Virgin Suicides Introduction

Adolescence is tough. Just ask teen drama queens like Bella Swan and Elsa. But the Lisbon sisters take teenaged torment to the next level in Jeffrey Eugenides' 1993 novel The Virgin Suicides. The sisters, held like prisoners in the house by a domineering, repressive mother, gradually waste away from the isolation and hopelessness. Over the course of a year in the 1970s, to the horror of their family, friends and neighbors, all five girls eventually kill themselves. And a group of teenage boys, who've always been obsessed with the mysterious and doomed girls, spend the rest of their lives trying to figure out why. How's that for the plot of a debut novel?

Pretty good, according to the literary world.

Part coming-of-age story, part memoir, and part tragedy, The Virgin Suicides shows us how a community watches while a troubled family self-destructs. Eugenides draws on his experience growing up in suburban Detroit to locate the tragic events in the novel in the larger story of the decline and fall of the American dream of happy families, comfortable and prosperous middle-class communities, and children who are safe and cared for. It found enthusiastic fans in both young adults and old. There are a zillion YouTube video reviews of the book by teen girls; evidently, they can relate.

Eugenides is a major award-winning writer now, and he came out swinging with this first novel. He got fired for writing it on the job, but the novel's first chapter, published on its own in the Paris Review, received the 1991 Aga Khan Prize for Fiction. He won the Pulitzer Prize in 1993 for his novel Middlesex, about an intersex man exploring his gender identity. Guy doesn't shy away from writing about the challenging topics.

Sofia Coppola loved the novel so much she wrote a screenplay for a 1999 movie version without even having the rights from the author. The book's popularity has endured, and it's such a favorite of high school lit teachers that Shmoop just had to have a look.

 

What is Virgin Suicides About and Why Should I Care?
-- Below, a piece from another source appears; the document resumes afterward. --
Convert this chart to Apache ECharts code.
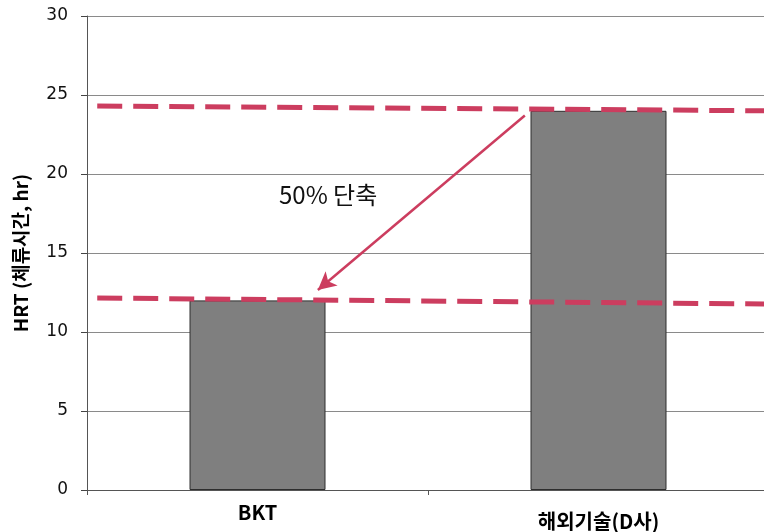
<!DOCTYPE html>
<html>
<head>
<meta charset="utf-8">
<style>
  html, body { margin: 0; padding: 0; background: #ffffff; }
  #chart { width: 764px; height: 532px; }
</style>
<script src="https://cdn.jsdelivr.net/npm/echarts@6/dist/echarts.min.js"></script>
</head>
<body>
<div id="chart"></div>
<script>
// Categories and hydraulic retention time values (hr)
const categories = ['BKT', '해외기술(D사)'];
const hrtValues = [12, 24];

// Y axis ticks
const yMin = 0, yMax = 30, yStep = 5;

// Reference dashed levels: [x position on category scale, value] at each end
const upperLevel = [[-0.47, 24.3], [1.5, 24.0]];
const lowerLevel = [[-0.47, 12.15], [1.5, 11.77]];

// Reduction arrow: from the top of the foreign-technology bar toward the BKT level
const arrowFrom = [0.784, 23.7];
const arrowTo = [0.177, 12.66];
const arrowText = '50% 단축';

const red = '#cc3d5f';
const chart = echarts.init(document.getElementById('chart'));

chart.setOption({
  backgroundColor: '#ffffff',
  animation: false,
  grid: { left: 87, top: 16, width: 682, height: 474, containLabel: false, outerBoundsMode: 'none' },
  xAxis: [
    {
      type: 'category',
      data: categories,
      boundaryGap: true,
      axisLine: { show: true, onZero: false, lineStyle: { color: '#555', width: 1 } },
      axisTick: { show: true, length: 5, lineStyle: { color: '#555' } },
      axisLabel: {
        margin: 12,
        formatter: function (v) { return v === 'BKT' ? '{a|' + v + '}' : '{b|' + v + '}'; },
        rich: {
          a: { fontFamily: 'Noto Sans CJK KR', fontWeight: 'bold', fontSize: 20, color: '#000' },
          b: { fontFamily: 'Noto Sans CJK KR', fontWeight: 'bold', fontSize: 20, color: '#000', padding: [9, 0, 0, 0] }
        }
      }
    },
    {
      type: 'value',
      min: -0.5,
      max: 1.5,
      show: false
    }
  ],
  yAxis: {
    type: 'value',
    min: yMin,
    max: yMax,
    interval: yStep,
    name: 'HRT (체류시간, hr)',
    nameLocation: 'middle',
    nameRotate: 90,
    nameGap: 57,
    nameTextStyle: { fontFamily: 'Noto Sans CJK KR', fontWeight: 'bold', fontSize: 19, color: '#000' },
    axisLine: { show: true, onZero: false, lineStyle: { color: '#555', width: 1 } },
    axisTick: { show: true, length: 6, lineStyle: { color: '#444' } },
    axisLabel: { fontFamily: 'DejaVu Sans', fontSize: 17, color: '#111', margin: 19 },
    splitLine: { show: true, lineStyle: { color: '#8a8a8a', width: 1 } }
  },
  series: [
    {
      type: 'bar',
      data: hrtValues,
      barWidth: 136,
      itemStyle: { color: '#7f7f7f', borderColor: '#2e2e2e', borderWidth: 1 },
      z: 2
    },
    {
      type: 'line',
      xAxisIndex: 1,
      data: upperLevel,
      symbol: 'none',
      lineStyle: { color: red, width: 5, type: [25, 11] },
      z: 4
    },
    {
      type: 'line',
      xAxisIndex: 1,
      data: lowerLevel,
      symbol: 'none',
      lineStyle: { color: red, width: 5, type: [25, 11] },
      z: 4
    },
    {
      type: 'line',
      xAxisIndex: 1,
      data: [],
      markLine: {
        silent: true,
        symbol: ['none', 'arrow'],
        symbolSize: [14, 18],
        label: { show: false },
        lineStyle: { color: red, width: 2.5, type: 'solid' },
        data: [[{ coord: arrowFrom }, { coord: arrowTo }]]
      },
      z: 5
    }
  ],
  graphic: [
    {
      type: 'text',
      left: 279,
      top: 183,
      style: {
        text: arrowText,
        font: '24px "Noto Sans CJK KR"',
        fill: '#111'
      }
    }
  ]
});
</script>
</body>
</html>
So the narrator is a mysterious "We" and keeps referring to "Exhibits" as though we were the judge or jury in a trial, which is all a little confusing. But what isn't confusing is that adolescence is a mysterious and painful time. The Lisbon girls, the protagonists of The Virgin Suicides, take the struggle to its ultimate consequence and kill themselves. The whole point of the novel seems to be to try to uncover why the girls try so desperately, some of them multiple times, to rip themselves off of the face of the earth.

But really, the novel's not only about suicide at all.

Sure, suicide is in the title and yeah, the plot involves five suicides. And yeah, it's about how we can never really know why someone kills herself. But suicide is just one solution to what this story's really about: the struggles of adolescence and emerging adulthood; the mystery of families and how they help (or don't help) kids navigate this time of sexual discovery and figuring out who they are. It's about what isolation and indifference does to kids who are "different," and who are having a hard time seeing what it takes to get through the crazy teenage years. It's about siblings who turn to each other when there's no one else to turn to.

Despite all the horribly depressing stuff, there's a lot of humor in the novel, mostly in the author's descriptions of the imaginations of teenage boys who wonder about the mysteries of teenage girls. What really goes on in those bedrooms? Tampons! Bras! Crucifixes! Wait…crucifixes? Anyway, the boys seem to need the Lisbon sisters as a way of understanding their own journey through adolescence, their own questions about sex and grief and change.

It's a journey we've all taken. And when you, like the narrators, are middle-aged, we guarantee you'll still be trying to figure it out.